What is needed: Copy out every line exactly, passing over the pictures.

Data excerpt:
☆ ☆ ☆
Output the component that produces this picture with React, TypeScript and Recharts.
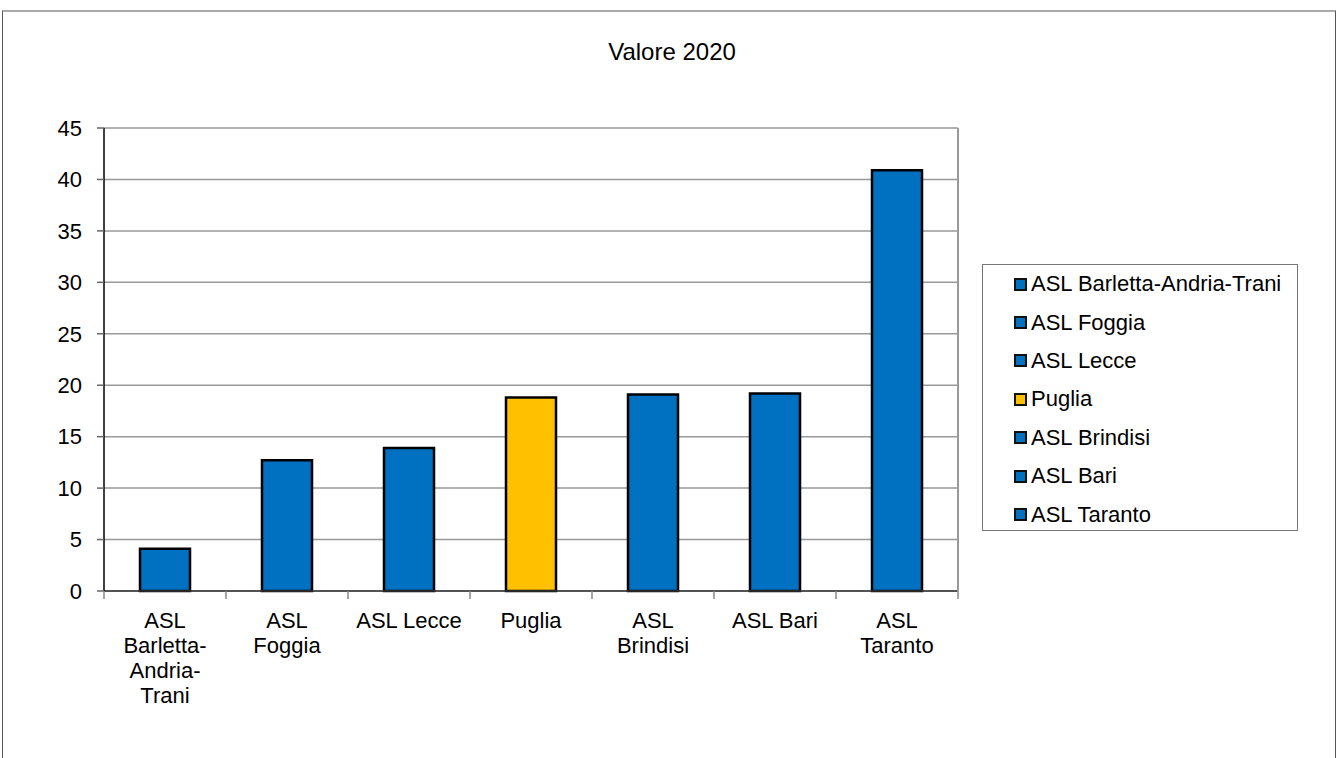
import React from 'react';
import { BarChart, Bar, XAxis, YAxis, CartesianGrid, Cell } from 'recharts';

const categories = [
  'ASL Barletta-Andria-Trani',
  'ASL Foggia',
  'ASL Lecce',
  'Puglia',
  'ASL Brindisi',
  'ASL Bari',
  'ASL Taranto',
];
const values = [4.1, 12.7, 13.9, 18.8, 19.1, 19.2, 40.9];
const tickLines = [
  ['ASL', 'Barletta-', 'Andria-', 'Trani'],
  ['ASL', 'Foggia'],
  ['ASL Lecce'],
  ['Puglia'],
  ['ASL', 'Brindisi'],
  ['ASL Bari'],
  ['ASL', 'Taranto'],
];
const yTicks = [0, 5, 10, 15, 20, 25, 30, 35, 40, 45];
const BLUE = '#0070C0';
const GOLD = '#FFC000';
const colors = categories.map((c) => (c === 'Puglia' ? GOLD : BLUE));

const data = categories.map((name, i) => ({ name, value: values[i] }));

const FONT = '"Liberation Sans", Arial, sans-serif';
const W = 1342;
const H = 758;
const margin = { top: 128, right: 383, bottom: 107, left: 54 };
const yAxisWidth = 50;
const rightAxisWidth = 1;
const bandWidth = (W - margin.left - margin.right - yAxisWidth - rightAxisWidth) / categories.length;

const CategoryTick = (props: any) => {
  const { x, y, index } = props;
  const lines = tickLines[index] || [];
  const last = index === categories.length - 1;
  return (
    <g>
      <line x1={x - bandWidth / 2} x2={x - bandWidth / 2} y1={y - 8} y2={y} stroke="#888" strokeWidth={1.5} />
      {last && (
        <line x1={x + bandWidth / 2} x2={x + bandWidth / 2} y1={y - 8} y2={y} stroke="#888" strokeWidth={1.5} />
      )}
      <text x={x} y={y} textAnchor="middle" fontSize={22} fontFamily={FONT} fill="#000">
        {lines.map((l, i) => (
          <tspan key={i} x={x} dy={i === 0 ? 29 : 25}>
            {l}
          </tspan>
        ))}
      </text>
    </g>
  );
};

export default function App() {
  return (
    <div style={{ position: 'absolute', left: 0, top: 0, width: W, height: H, background: '#fff', overflow: 'hidden' }}>
      <div
        style={{
          position: 'absolute',
          left: 2,
          top: 10,
          width: 1332,
          height: 800,
          borderLeft: '1px solid #555',
          borderRight: '1px solid #555',
          borderTop: '2px solid #aaa',
        }}
      />
      <div
        style={{
          position: 'absolute',
          left: 2,
          top: 38,
          width: 1340,
          textAlign: 'center',
          fontFamily: FONT,
          fontSize: 24,
          lineHeight: '28px',
        }}
      >
        Valore 2020
      </div>
      <div style={{ position: 'absolute', left: 0, top: 0 }}>
        <BarChart width={W} height={H} data={data} margin={margin}>
          <CartesianGrid vertical={false} stroke="#999" strokeWidth={1.5} />
          <XAxis
            dataKey="name"
            height={60}
            tickLine={false}
            axisLine={{ stroke: '#333', strokeWidth: 1.5 }}
            tick={<CategoryTick />}
            interval={0}
          />
          <YAxis
            width={yAxisWidth}
            domain={[0, 45]}
            ticks={yTicks}
            interval={0}
            tickSize={7}
            tickMargin={15}
            axisLine={{ stroke: '#000', strokeWidth: 1.5 }}
            tickLine={{ stroke: '#666', strokeWidth: 1.5 }}
            tick={{ fontSize: 22, fontFamily: FONT, fill: '#000' }}
          />
          <YAxis
            yAxisId="right"
            orientation="right"
            width={rightAxisWidth}
            domain={[0, 45]}
            ticks={yTicks}
            tick={false}
            tickLine={false}
            axisLine={{ stroke: '#999', strokeWidth: 2 }}
          />
          <Bar dataKey="value" barSize={50} stroke="#000" strokeWidth={2.5} isAnimationActive={false}>
            {data.map((d, i) => (
              <Cell key={d.name} fill={colors[i]} />
            ))}
          </Bar>
        </BarChart>
      </div>
      <div
        style={{
          position: 'absolute',
          left: 982,
          top: 264,
          width: 316,
          height: 267,
          border: '1px solid #777',
          boxSizing: 'border-box',
        }}
      >
        {categories.map((c, i) => (
          <div
            key={c}
            style={{
              display: 'flex',
              alignItems: 'center',
              height: 38.4,
              paddingLeft: 31,
              fontFamily: FONT,
              fontSize: 22,
              color: '#000',
            }}
          >
            <span
              style={{
                display: 'inline-block',
                width: 9,
                height: 9,
                border: '2px solid #111',
                background: colors[i],
                marginRight: 4,
              }}
            />
            <span>{c}</span>
          </div>
        ))}
      </div>
    </div>
  );
}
☆ ☆ ☆
Exercise response:
Output the component that produces this picture with React, TypeScript and Recharts.
import React from 'react';
import { BarChart, Bar, XAxis, YAxis, CartesianGrid, Cell } from 'recharts';

const categories = [
  'ASL Barletta-Andria-Trani',
  'ASL Foggia',
  'ASL Lecce',
  'Puglia',
  'ASL Brindisi',
  'ASL Bari',
  'ASL Taranto',
];
const values = [4.1, 12.7, 13.9, 18.8, 19.1, 19.2, 40.9];
const tickLines = [
  ['ASL', 'Barletta-', 'Andria-', 'Trani'],
  ['ASL', 'Foggia'],
  ['ASL Lecce'],
  ['Puglia'],
  ['ASL', 'Brindisi'],
  ['ASL Bari'],
  ['ASL', 'Taranto'],
];
const yTicks = [0, 5, 10, 15, 20, 25, 30, 35, 40, 45];
const BLUE = '#0070C0';
const GOLD = '#FFC000';
const colors = categories.map((c) => (c === 'Puglia' ? GOLD : BLUE));

const data = categories.map((name, i) => ({ name, value: values[i] }));

const FONT = '"Liberation Sans", Arial, sans-serif';
const W = 1342;
const H = 758;
const margin = { top: 128, right: 383, bottom: 107, left: 54 };
const yAxisWidth = 50;
const rightAxisWidth = 1;
const bandWidth = (W - margin.left - margin.right - yAxisWidth - rightAxisWidth) / categories.length;

const CategoryTick = (props: any) => {
  const { x, y, index } = props;
  const lines = tickLines[index] || [];
  const last = index === categories.length - 1;
  return (
    <g>
      <line x1={x - bandWidth / 2} x2={x - bandWidth / 2} y1={y - 8} y2={y} stroke="#888" strokeWidth={1.5} />
      {last && (
        <line x1={x + bandWidth / 2} x2={x + bandWidth / 2} y1={y - 8} y2={y} stroke="#888" strokeWidth={1.5} />
      )}
      <text x={x} y={y} textAnchor="middle" fontSize={22} fontFamily={FONT} fill="#000">
        {lines.map((l, i) => (
          <tspan key={i} x={x} dy={i === 0 ? 29 : 25}>
            {l}
          </tspan>
        ))}
      </text>
    </g>
  );
};

export default function App() {
  return (
    <div style={{ position: 'absolute', left: 0, top: 0, width: W, height: H, background: '#fff', overflow: 'hidden' }}>
      <div
        style={{
          position: 'absolute',
          left: 2,
          top: 10,
          width: 1332,
          height: 800,
          borderLeft: '1px solid #555',
          borderRight: '1px solid #555',
          borderTop: '2px solid #aaa',
        }}
      />
      <div
        style={{
          position: 'absolute',
          left: 2,
          top: 38,
          width: 1340,
          textAlign: 'center',
          fontFamily: FONT,
          fontSize: 24,
          lineHeight: '28px',
        }}
      >
        Valore 2020
      </div>
      <div style={{ position: 'absolute', left: 0, top: 0 }}>
        <BarChart width={W} height={H} data={data} margin={margin}>
          <CartesianGrid vertical={false} stroke="#999" strokeWidth={1.5} />
          <XAxis
            dataKey="name"
            height={60}
            tickLine={false}
            axisLine={{ stroke: '#333', strokeWidth: 1.5 }}
            tick={<CategoryTick />}
            interval={0}
          />
          <YAxis
            width={yAxisWidth}
            domain={[0, 45]}
            ticks={yTicks}
            interval={0}
            tickSize={7}
            tickMargin={15}
            axisLine={{ stroke: '#000', strokeWidth: 1.5 }}
            tickLine={{ stroke: '#666', strokeWidth: 1.5 }}
            tick={{ fontSize: 22, fontFamily: FONT, fill: '#000' }}
          />
          <YAxis
            yAxisId="right"
            orientation="right"
            width={rightAxisWidth}
            domain={[0, 45]}
            ticks={yTicks}
            tick={false}
            tickLine={false}
            axisLine={{ stroke: '#999', strokeWidth: 2 }}
          />
          <Bar dataKey="value" barSize={50} stroke="#000" strokeWidth={2.5} isAnimationActive={false}>
            {data.map((d, i) => (
              <Cell key={d.name} fill={colors[i]} />
            ))}
          </Bar>
        </BarChart>
      </div>
      <div
        style={{
          position: 'absolute',
          left: 982,
          top: 264,
          width: 316,
          height: 267,
          border: '1px solid #777',
          boxSizing: 'border-box',
        }}
      >
        {categories.map((c, i) => (
          <div
            key={c}
            style={{
              display: 'flex',
              alignItems: 'center',
              height: 38.4,
              paddingLeft: 31,
              fontFamily: FONT,
              fontSize: 22,
              color: '#000',
            }}
          >
            <span
              style={{
                display: 'inline-block',
                width: 9,
                height: 9,
                border: '2px solid #111',
                background: colors[i],
                marginRight: 4,
              }}
            />
            <span>{c}</span>
          </div>
        ))}
      </div>
    </div>
  );
}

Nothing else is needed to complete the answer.